━━━ DATASET ENTRIES

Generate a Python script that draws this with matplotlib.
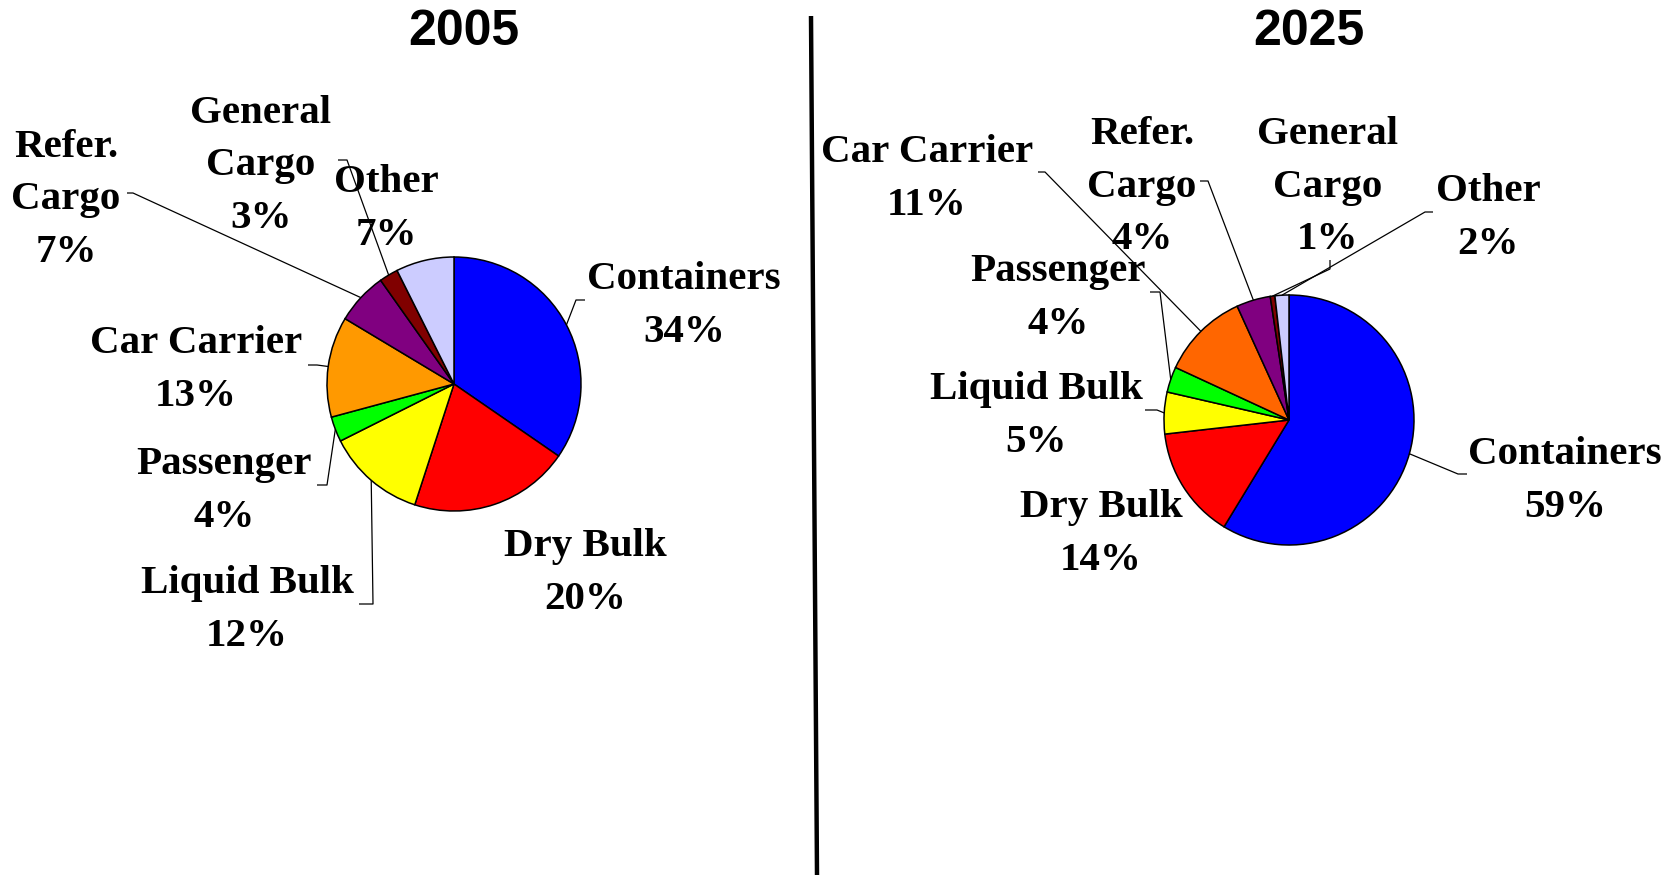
import matplotlib
matplotlib.use("Agg")
import matplotlib.pyplot as plt
import numpy as np

# ---------------- data ----------------
categories = ["Containers", "Dry Bulk", "Liquid Bulk", "Passenger",
              "Car Carrier", "Refer.\nCargo", "General\nCargo", "Other"]
share_2005 = [34.6, 20.4, 12.6, 3.2, 12.8, 6.6, 2.4, 7.4]
share_2025 = [58.7, 14.5, 5.4, 3.3, 11.3, 4.4, 0.6, 1.8]
pct_2005 = ["34%", "20%", "12%", "4%", "13%", "7%", "3%", "7%"]
pct_2025 = ["59%", "14%", "5%", "4%", "11%", "4%", "1%", "2%"]
colors_2005 = ["#0000FF", "#FF0000", "#FFFF00", "#00FF00",
               "#FF9900", "#800080", "#800000", "#CCCCFF"]
colors_2025 = ["#0000FF", "#FF0000", "#FFFF00", "#00FF00",
               "#FF6600", "#800080", "#800000", "#CCCCFF"]
years = ["2005", "2025"]

W, H = 1669, 875
fig = plt.figure(figsize=(W / 100, H / 100), dpi=100)
ax = fig.add_axes([0, 0, 1, 1])


def Y(y):
    return H - y


SERIF = ["Liberation Serif", "DejaVu Serif"]
SANS = ["Liberation Sans", "DejaVu Sans"]
LABEL_DY = 4  # small downward nudge for label blocks (pixels)

# layout (image pixel coords)
layouts = [
    dict(center=(454, 384), radius=127, title=(464, 32),
         labels=[(684, 302), (585, 569), (247, 606), (224, 487),
                 (196, 366), (66, 196), (261, 162), (386, 205)],
         leaders=[((576, 300), (585, 300)), None, ((373, 604), (359, 604)),
                  ((327, 485), (317, 485)), ((317, 365), (308, 365)),
                  ((133, 193), (127, 193)), ((347, 160), (338, 160)), None]),
    dict(center=(1289, 420), radius=125, title=(1309, 32),
         labels=[(1565, 477), (1101, 530), (1036, 412), (1058, 294),
                 (927, 175), (1142, 183), (1328, 183), (1488, 214)],
         leaders=[((1458, 474), (1467, 474)), None, ((1157, 410), (1145, 410)),
                  ((1160, 292), (1150, 292)), ((1045, 172), (1038, 172)),
                  ((1208, 181), (1200, 181)), ((1330, 269), (1330, 260)),
                  ((1425, 212), (1433, 212))]),
]
datasets = [(share_2005, pct_2005, colors_2005), (share_2025, pct_2025, colors_2025)]

for (vals, pcts, cols), lay, yr in zip(datasets, layouts, years):
    cx, cy = lay["center"]
    r = lay["radius"]
    wedges, _ = ax.pie(vals, colors=cols, startangle=90, counterclock=False,
                       center=(cx, Y(cy)), radius=r,
                       wedgeprops=dict(edgecolor="black", linewidth=1.1))
    for w, cat, pct, (lx, ly), lead in zip(wedges, categories, pcts,
                                          lay["labels"], lay["leaders"]):
        ax.text(lx, Y(ly + LABEL_DY), cat + "\n" + pct, ha="center", va="center",
                family=SERIF, fontweight="bold", fontsize=29.5,
                linespacing=1.57, color="black")
        if lead is not None:
            mid = np.deg2rad((w.theta1 + w.theta2) / 2)
            px = cx + r * np.cos(mid)
            py = Y(cy) + r * np.sin(mid)
            (ex, ey), (tx, ty) = lead
            ax.plot([px, ex, tx], [py, Y(ey), Y(ty)], color="black",
                    lw=0.9, solid_capstyle="butt", zorder=5)
    tx, ty = lay["title"]
    ax.text(tx, Y(ty), yr, ha="center", va="center", family=SANS,
            fontweight="bold", fontsize=36, color="black")

# divider line
ax.plot([811, 817], [Y(16), Y(875)], color="black", lw=3.2,
        solid_capstyle="butt")

ax.set_xlim(0, W)
ax.set_ylim(0, H)
ax.set_aspect("equal")
ax.axis("off")
fig.savefig("out.png", dpi=100, facecolor="white")
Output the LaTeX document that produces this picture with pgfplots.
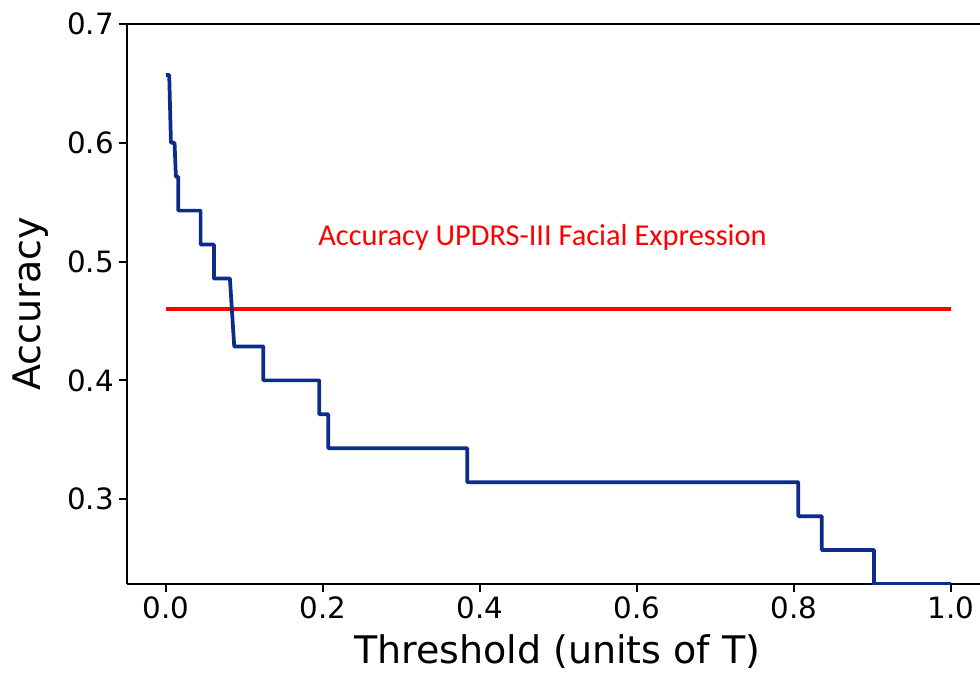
\documentclass[border=0pt]{standalone}
\usepackage{pgfplots}
\pgfplotsset{compat=1.18}
\usepackage{fontspec}
\setmainfont{DejaVu Sans}
\newfontfamily\carlito{Carlito}
\usetikzlibrary{calc}
\definecolor{stepblue}{RGB}{12,44,140}

\begin{document}
\begin{tikzpicture}
\begin{axis}[
  scale only axis,
  width=640pt, height=420pt,
  xmin=-0.05, xmax=1.0369,
  ymin=0.22857, ymax=0.7,
  axis x line*=box, axis y line*=left,
  xtick={0,0.2,0.4,0.6,0.8,1.0},
  ytick={0.3,0.4,0.5,0.6,0.7},
  xtick pos=bottom, ytick pos=left,
  tick align=outside,
  major tick length=6pt,
  every tick/.style={black, line width=1.5pt},
  axis line style={black, line width=1.5pt},
  /pgf/number format/assume math mode=true,
  xticklabel style={/pgf/number format/fixed, /pgf/number format/fixed zerofill, /pgf/number format/precision=1},
  yticklabel style={/pgf/number format/fixed, /pgf/number format/fixed zerofill, /pgf/number format/precision=1},
  tick label style={font=\fontsize{22}{26}\selectfont},
  xlabel={Threshold (units of T)},
  ylabel={Accuracy},
  label style={font=\fontsize{28.5}{34}\selectfont},
  xlabel style={at={(axis description cs:0.5046,-0.142)}, anchor=base},
  ylabel style={at={(axis description cs:-0.1004,0.5)}, anchor=base},
]
\addplot[red, line width=2.6pt] coordinates {(0,0.46) (1,0.46)};
\addplot[stepblue, line width=2.8pt, line join=round] coordinates {
(0.000,0.6571) (0.0042,0.6571) (0.0064,0.6000) (0.0110,0.6000)
(0.0127,0.5714) (0.0157,0.5714) (0.0157,0.5429) (0.0442,0.5429)
(0.0442,0.5143) (0.0611,0.5143) (0.0611,0.4857) (0.0815,0.4857)
(0.0870,0.4286) (0.1240,0.4286) (0.1240,0.4000) (0.1953,0.4000)
(0.1953,0.3714) (0.2068,0.3714) (0.2068,0.3429) (0.3838,0.3429)
(0.3838,0.3143) (0.8055,0.3143) (0.8055,0.2857) (0.8353,0.2857)
(0.8353,0.2571) (0.9019,0.2571) (0.9019,0.22857) (1.0,0.22857)
};
\node[text=red, font=\carlito\fontsize{22.8}{27}\selectfont, anchor=base] at (axis cs:0.4796,0.5138) {Accuracy UPDRS-III Facial Expression};
\coordinate (sw) at (rel axis cs:0,0);
\end{axis}
\pgfresetboundingbox
\path ($(sw)+(-95pt,-68.25pt)$) rectangle ($(sw)+(640pt,438pt)$);
\end{tikzpicture}
\end{document}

━━━━━━

### AIM
Tally how many lines of the material contain the word "that". The answer must be the number and nothing else.

### SOLUTION BELOW
2